Rembrandt Is in the Wind: Learning to Love Art Through the Eyes of Faith by Russ Ramsey (Zondervan, 2022, 272 pages)
Beauty is important. Art matters. Apologists and evangelists have been insisting that if we wish to understand and communicate with the present generation, we need to start caring about aesthetics. But how many of us have any formal training in these things? Russ Ramsey is a pastor who has learned the art of observation, the discipline of seeing things. And he turns out to be the tour guide we’ve always needed for our day at the art museum.
Pairing biblical narratives with biographies of artists, Ramsey helps you think deeply about Michelangelo, Rembrandt, Van Gogh, Tanner, Vermeer, and others – providing penetrating insights into their lives, their work, and their impact. You think this is an innocent walk through the gallery and then: “It is hard to render an honest self-portrait if we want to conceal what is unattractive and hide what’s broken. We want to appear beautiful. But when we do this, we hide what needs redemption–what we trust Christ to redeem. And everything redeemed by Christ becomes beautiful.” Besides his own well-crafted lines, the author includes dozens of compelling quotations from others so there are profound things on nearly every page. Just when you think the book is merely a set of sermon illustrations, it turns out to be addressing matters of prejudice, loneliness, and the messiness of being simultaneously justified and sinful. We read here of artists who were homosexual, artists who were murderers, artists who enlisted in the army and died in battle, artists who died by their own hand, artists who had genuine faith in Christ, and artists who were anything but role models.
The title, Rembrandt Is in the Wind, is itself a page-turning story. The book ends up being one part sermon, one part mystery, one part history of the art business, and one part history of art theft. It helped me appreciate the significance of the three transcendentals of goodness, truth, and beauty: “Good and evil point to the reality of undefiled holiness. Honesty and falsehood point to the existence of absolute truth. Beauty and the grotesque whisper to our souls that there is such a thing as glory.”
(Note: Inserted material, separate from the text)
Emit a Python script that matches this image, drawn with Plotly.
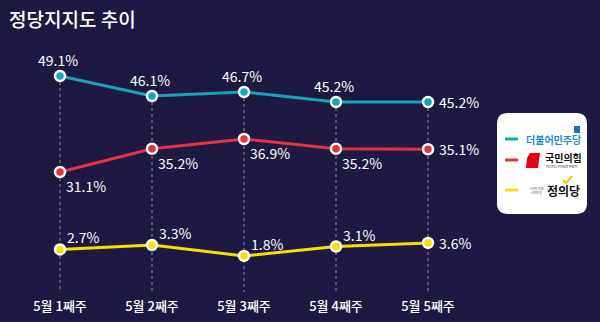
import plotly.graph_objects as go

# ---- data ----
weeks = ["5월 1째주", "5월 2째주", "5월 3째주", "5월 4째주", "5월 5째주"]
minju = [49.1, 46.1, 46.7, 45.2, 45.2]     # 더불어민주당
ppp = [31.1, 35.2, 36.9, 35.2, 35.1]       # 국민의힘
justice = [2.7, 3.3, 1.8, 3.1, 3.6]        # 정의당

party_names = ["더불어민주당", "국민의힘", "정의당"]
colors = ["#17a3b8", "#e3323b", "#f4e100"]

W, H = 600, 322
BG = "#1d1943"
FONT = "Noto Sans CJK KR"


def px_y(p):
    return 1 - p / H


def px_x(p):
    return p / W


# each party gets its own overlaid y axis (broken-scale layout)
ranges = {
    "y": [16.7, 51.5],
    "y2": [10.0, 50.8],
    "y3": [-3.2, 28.95],
}

fig = go.Figure()

series = [(minju, "y"), (ppp, "y2"), (justice, "y3")]
for (vals, ax), name, col in zip(series, party_names, colors):
    fig.add_trace(go.Scatter(
        x=weeks, y=vals, yaxis=ax, name=name, mode="lines+markers",
        line=dict(color=col, width=3),
        marker=dict(size=10, color=col, line=dict(color="white", width=2.5)),
        showlegend=False, hoverinfo="skip",
    ))

# dashed guide lines from the top series down to the axis floor
for wk, v in zip(weeks, minju):
    fig.add_shape(type="line", xref="x", yref="y", x0=wk, x1=wk,
                  y0=v, y1=ranges["y"][0], layer="below",
                  line=dict(color="rgba(220,220,235,0.6)", width=1, dash="3px,3px"))

# value labels
lab_font = dict(family=FONT, size=14, color="white")
n = len(weeks)
for i, (wk, v) in enumerate(zip(weeks, minju)):
    last = i == n - 1
    fig.add_annotation(x=wk, y=v, yref="y", text=f"{v}%", showarrow=False, font=lab_font,
                       xanchor="left" if last else "center", yanchor="middle" if last else "bottom",
                       xshift=9 if last else -2, yshift=0 if last else 4)
for i, (wk, v) in enumerate(zip(weeks, ppp)):
    last = i == n - 1
    fig.add_annotation(x=wk, y=v, yref="y2", text=f"{v}%", showarrow=False, font=lab_font,
                       xanchor="left", yanchor="middle" if last else "top",
                       xshift=9 if last else 4, yshift=0 if last else -2)
for i, (wk, v) in enumerate(zip(weeks, justice)):
    last = i == n - 1
    fig.add_annotation(x=wk, y=v, yref="y3", text=f"{v}%", showarrow=False, font=lab_font,
                       xanchor="left", yanchor="middle" if last else "bottom",
                       xshift=9 if last else 5, yshift=0 if last else 0)

# title
fig.add_annotation(xref="paper", yref="paper", x=px_x(7), y=px_y(18), text="정당지지도 추이",
                   showarrow=False, xanchor="left", yanchor="middle",
                   font=dict(family=FONT, size=19, color="white", weight=500))

# ---- legend card ----
x0, x1, y0, y1 = px_x(497), px_x(587), px_y(214), px_y(113)
rx, ry = 11 / W, 11 / H
card = (f"M{x0+rx},{y0} L{x1-rx},{y0} Q{x1},{y0} {x1},{y0+ry} "
        f"L{x1},{y1-ry} Q{x1},{y1} {x1-rx},{y1} L{x0+rx},{y1} "
        f"Q{x0},{y1} {x0},{y1-ry} L{x0},{y0+ry} Q{x0},{y0} {x0+rx},{y0} Z")
fig.add_shape(type="path", xref="paper", yref="paper", path=card,
              fillcolor="white", line=dict(width=0), layer="above")

legend_rows = [139, 160, 190]
for col, py in zip(colors, legend_rows):
    fig.add_shape(type="line", xref="paper", yref="paper",
                  x0=px_x(505), x1=px_x(518), y0=px_y(py), y1=px_y(py),
                  line=dict(color=col, width=3), layer="above")

# 더불어민주당 wordmark
fig.add_annotation(xref="paper", yref="paper", x=px_x(524), y=px_y(140), text="<b>더불어민주당</b>",
                   showarrow=False, xanchor="left", yanchor="middle",
                   font=dict(family=FONT, size=10, color="#1a8fcf"))
fig.add_shape(type="rect", xref="paper", yref="paper", x0=px_x(574), x1=px_x(580),
              y0=px_y(133), y1=px_y(126), fillcolor="#1c6fc0", line=dict(width=0), layer="above")

# 국민의힘 wordmark
blob = (f"M{px_x(530)},{px_y(153)} L{px_x(540)},{px_y(153)} L{px_x(538)},{px_y(168)} "
        f"L{px_x(526)},{px_y(168)} L{px_x(527)},{px_y(158)} Z")
fig.add_shape(type="path", xref="paper", yref="paper", path=blob,
              fillcolor="#e60012", line=dict(width=0), layer="above")
fig.add_annotation(xref="paper", yref="paper", x=px_x(543), y=px_y(158), text="<b>국민의힘</b>",
                   showarrow=False, xanchor="left", yanchor="middle",
                   font=dict(family=FONT, size=10, color="#111111"))
fig.add_annotation(xref="paper", yref="paper", x=px_x(544), y=px_y(167), text="PEOPLE POWER PARTY",
                   showarrow=False, xanchor="left", yanchor="middle",
                   font=dict(family=FONT, size=3, color="#333333"))

# 정의당 wordmark
fig.add_annotation(xref="paper", yref="paper", x=px_x(527), y=px_y(190),
                   text="나라의 미래<br>시민의 힘", showarrow=False, xanchor="left", yanchor="middle",
                   font=dict(family=FONT, size=3, color="#555555"))
fig.add_annotation(xref="paper", yref="paper", x=px_x(545), y=px_y(191), text="<b>정의당</b>",
                   showarrow=False, xanchor="left", yanchor="middle",
                   font=dict(family=FONT, size=12, color="#111111"))
fig.add_shape(type="path", xref="paper", yref="paper",
              path=f"M{px_x(563)},{px_y(180)} L{px_x(566)},{px_y(183)} L{px_x(572)},{px_y(176)}",
              line=dict(color="#f2c500", width=2), layer="above")

# ---- axes ----
ydom = [px_y(292), px_y(60)]
hidden_y = dict(domain=ydom, showgrid=False, zeroline=False, showticklabels=False,
                fixedrange=True)
fig.update_layout(
    width=W, height=H,
    margin=dict(l=0, r=0, t=0, b=0),
    paper_bgcolor=BG, plot_bgcolor="rgba(0,0,0,0)",
    xaxis=dict(domain=[px_x(14), px_x(474)], range=[-0.5, 4.5], showgrid=False,
               zeroline=False, showline=False, ticks="", ticklabelstandoff=5,
               tickfont=dict(family=FONT, size=13, color="white", weight=500)),
    yaxis=dict(range=ranges["y"], **hidden_y),
    yaxis2=dict(range=ranges["y2"], overlaying="y", **hidden_y),
    yaxis3=dict(range=ranges["y3"], overlaying="y", **hidden_y),
)

fig.write_html("out.html")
Some of Ramsey’s story-telling needs improving. I wish he wouldn’t paraphrase what he thinks Jesus might have said when Jesus’ actual words are more than sufficient. Some of the storytelling is superb: he makes you care about giant hunks of marble and morally compromised geniuses. Here are well-paced stories that will worm their way into your heart, not cliches that will make you want to roll your eyes. Ramsey gives you analogies and metaphors from the lives of the great artists to teach you what it means to work with limitations, to create with borrowed light, and to be a loser in a fellowship of rejects. You will be introduced to Caravaggio: “Why did his influence carry on? Because his art is made of darkness and light. It is glorious yet grotesque, divine yet close to the earth, highly intelligent yet easy to understand. It presents a gospel to the poor.” And you will pick up a new perspective on Van Gogh: “He is the striving man from Ecclesiastes – learning firsthand about the vanity of toil under the sun while trying to live, move, breathe, and do his work under heaven. He chases after the sun and never reaches it. He bears the weight of a creation ‘subjected to futility’ and longs for the renewal of all things.”
You don’t need to be an artist to love this book, but you will love art more after reading it. More importantly, you will be invited into the love and joy of the infinite Creator and get a glimpse of what He is up to as He picks up unpromising raw material and renews us after His likeness.